Auch das Riesenrad ist beliebt. Foto: Lichtgut / Ferdinando Iannone/Lichtgut/Ferdinando Iannone

Viele Stammkunden habe sie, zunehmend kämen junge Menschen. „Meistens wegen der Liebe. Mir ist es wichtig, den Menschen Hoffnung mitzugeben.“ Kaum später erklingt live in der Albdorf-Lounge „Those were the days, my friend, we thought they’d never end“. Auch in den Bierzelten ist das Partyende längst nicht in Sicht.

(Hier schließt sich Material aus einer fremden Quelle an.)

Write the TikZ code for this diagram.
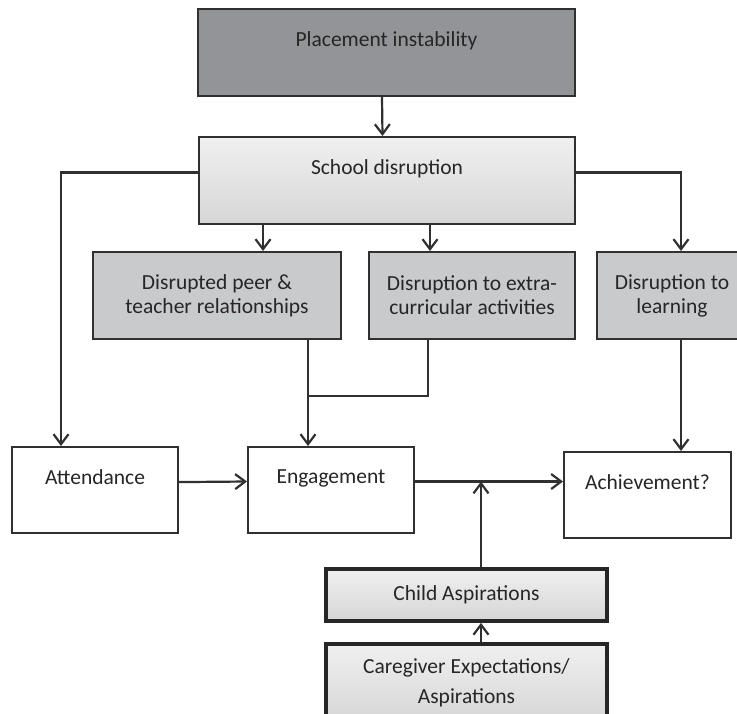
\documentclass[tikz,border=0pt]{standalone}
\usepackage{fontspec}
\setmainfont{Carlito}
\usepackage{xcolor}
\usetikzlibrary{arrows.meta}

\definecolor{darkbox}{HTML}{939497}
\definecolor{midbox}{HTML}{C9CACC}
\definecolor{edgegray}{HTML}{303030}
\definecolor{inkgray}{HTML}{262626}

\tikzset{
    box/.style={draw=edgegray, line width=2pt, inner sep=0pt, align=center,
        text=inkgray, font=\fontsize{21.5}{24}\selectfont},
    upper/.style={text depth=26pt},
    fadebox/.style={top color=white!94!black, bottom color=white!84!black},
    heavybox/.style={fadebox, line width=3.8pt, draw=black!85}
}

\begin{document}
\begin{tikzpicture}[x=1pt, y=-1pt, line width=2.2pt, draw=edgegray,
    >={Straight Barb[length=10pt,width=15pt]}]
                \useasboundingbox (0,0) rectangle (737,714);
                \clip (0,0) rectangle (737,714);

                % top of the chain
                \node[box, upper, fill=darkbox, minimum width=377, minimum height=87] (place) at (386.5,52.5) {Placement instability};
                \node[box, upper, fadebox, minimum width=376, minimum height=87] (school) at (387,180.5) {School disruption};

                % kinds of disruption
                \node[box, fill=midbox, minimum width=248, minimum height=87] (peer) at (217,295.5) {Disrupted peer \&\\teacher relationships};
                \node[box, fill=midbox, minimum width=206, minimum height=87] (extra) at (472,295.5) {Disruption to extra-\\curricular activities};
                \node[box, fill=midbox, minimum width=150, minimum height=87] (learning) at (672,295.5) {Disruption to\\learning};

                % outcomes
                \node[box, upper, fill=white, minimum width=166, minimum height=86] (attend) at (95,490) {Attendance};
                \node[box, upper, fill=white, minimum width=166, minimum height=86] (engage) at (331,490) {Engagement};
                \node[box, upper, fill=white, minimum width=167, minimum height=86] (achieve) at (647.5,495) {Achievement?};

                % aspirations
                \node[box, heavybox, minimum width=281, minimum height=52] (child) at (466.5,595) {Child Aspirations};
                \node[box, heavybox, minimum width=281, minimum height=78, font=\fontsize{21.5}{30}\selectfont] (carer) at (466.5,683) {Caregiver Expectations/\\Aspirations};

                \coordinate (merge) at (308,396);

                % connectors
                \draw[->] ([xshift=-4.5pt]place.south) -- ([xshift=-4.5pt]school.north);
                \draw[->] (school.mid west) -| ([xshift=-34pt]attend.north);
                \draw[->] (school.mid east) -| ([xshift=9pt]learning.north);
                \draw[->] ([xshift=46pt]peer.north |- school.south) -- ([xshift=46pt]peer.north);
                \draw[->] ([xshift=-42pt]extra.north |- school.south) -- ([xshift=-42pt]extra.north);
                \draw[->] ([xshift=91pt]peer.south) -- ([xshift=-23pt]engage.north);
                \draw[line width=1.5pt] ([xshift=-44pt]extra.south) |- (merge);
                \draw[->] ([xshift=9pt]learning.south) -- ([xshift=33.5pt]achieve.north);
                \draw[->] (attend.mid east) -- (engage.mid west);
                \draw[->] (engage.mid east) -- (engage.mid east -| achieve.west);
                \draw[->] ([xshift=14.5pt]child.north) -- ([xshift=14.5pt]child.north |- engage.mid east);
                \draw[->] ([xshift=14.5pt]carer.north) -- ([xshift=14.5pt]child.south);

            \end{tikzpicture}
\end{document}
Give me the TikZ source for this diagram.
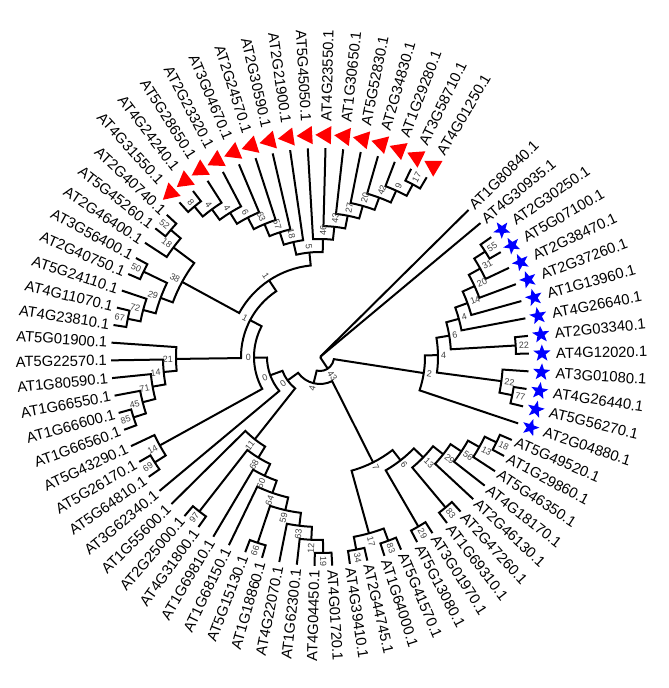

Die Veranstaltungsgesellschaft in.Stuttgart ist mit dem ersten langen Frühlingsfest-Wochenende: „Mehr als 250 000 Menschen kamen an den ersten drei Festtagen auf den Cannstatter Wasen“, so deren Geschäftsführer Andreas Kroll – und das trotz der zwischenzeitlichen Regenschauer am Ostersonntag.